Dakar 2011: Day 01
At about 4.30 am Argentina time this morning, Simon Harslett received news that has caused him to withdraw from the event. Glenn ferried him immediately back to Buenos Aires so he could fly home and then made it up to Cordoba later in the day. He’s been a little out of touch with the team due to his 1,100km diversion.
The 3 remaining riders all rode well today. The final positions are as follows:
31st place – #113 – Jacob Smith
85th place – #121 – Warren Strange
106th place – #117 – Mark Davidson
Jacob and Warren incurred each a significant time penalty for the special stage due to late check ins at the start line. Both had accidentally missed a turn on the liaison section resulting in their times for the special starting more than 10 minutes before they got there. Upon arrival at the start line they were both waved through straight away so they both knew that they had incurred penalties.
At this stage it looks as if Jacob would have been safely in top ten and Warren also would have placed much higher had they not arrived late. We have not done the maths yet to find out precisely where they would have placed. While they were both frustrated at the mistake, they can take comfort that they are both very much on the pace.
Mark Davidson returned from the special happy with his progress.
Robbie Gordon has pitted right next to GHR in the bivouac overnight. Their support trucks are apparently something to behold. Hopefully we should have some pics from service over the next 10 hours.
Glenn has just called in with a run down on the day so far, but first off those of you following the results on the Dakar website will have noticed that Simon Harslett was missing from the times list. Simon has left Argentina for Australia due to personal circumstances at home and will take no further part in the event. Everyone at GHR is thinking of him and his family.
More to come on the day’s stage shortly.
Glenn has called in at the end of the day 1 after the ceremonial start and first transport.

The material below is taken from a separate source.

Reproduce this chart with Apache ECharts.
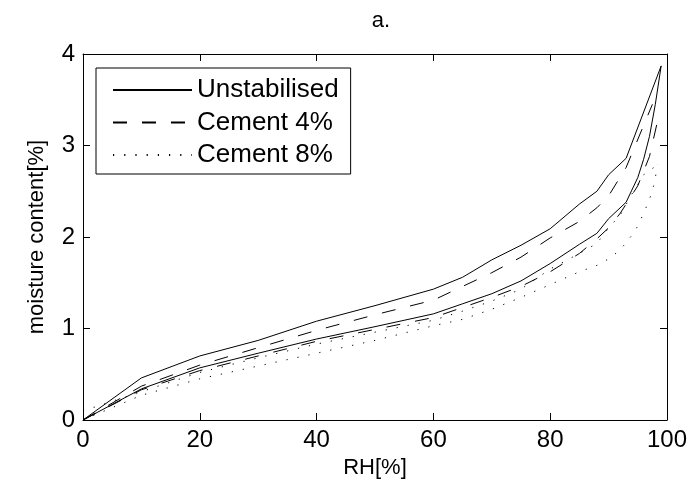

The start was a massive even with crowds lining the streets and nearly all of the route of the transport. Even though the service vehicles took a different route to the competitors, even their passage was also lined with spectators. Most of the towns had about 10km of crowds with people standing 3 deep and little parties of fans set up all along the highways all hoping to get close to the vehicles. This made for very slow – a first gear crawl in some places.
The night before the start the riders were all staying in town and resting up, but the service crew were very busy indeed. They were all still playing catch up due to the time lost with the late arrival of the truck and gear. All the gear in the truck was reorganised to prepare for bivouac servicing. It’s a routine the crew will come to know well as the even progresses.
4.00 am: The service crew were up at to embark on their into town.
8.30 am: Competitor group photo.
10.00 am: Competitor briefings.
2.30 pm: First bikes cross the obelisk at the ceremonial start and begin the 500km transport.
12.00 am: Glenn calls in, everyone else asleep for another 4.00 am rise.
The transport section went smoothly apart from a couple if minor issues with fuel tank breathers but these were resolved quickly.
We look forward to hearing from Glenn tomorrow after the end of the first competitive stage of 192km.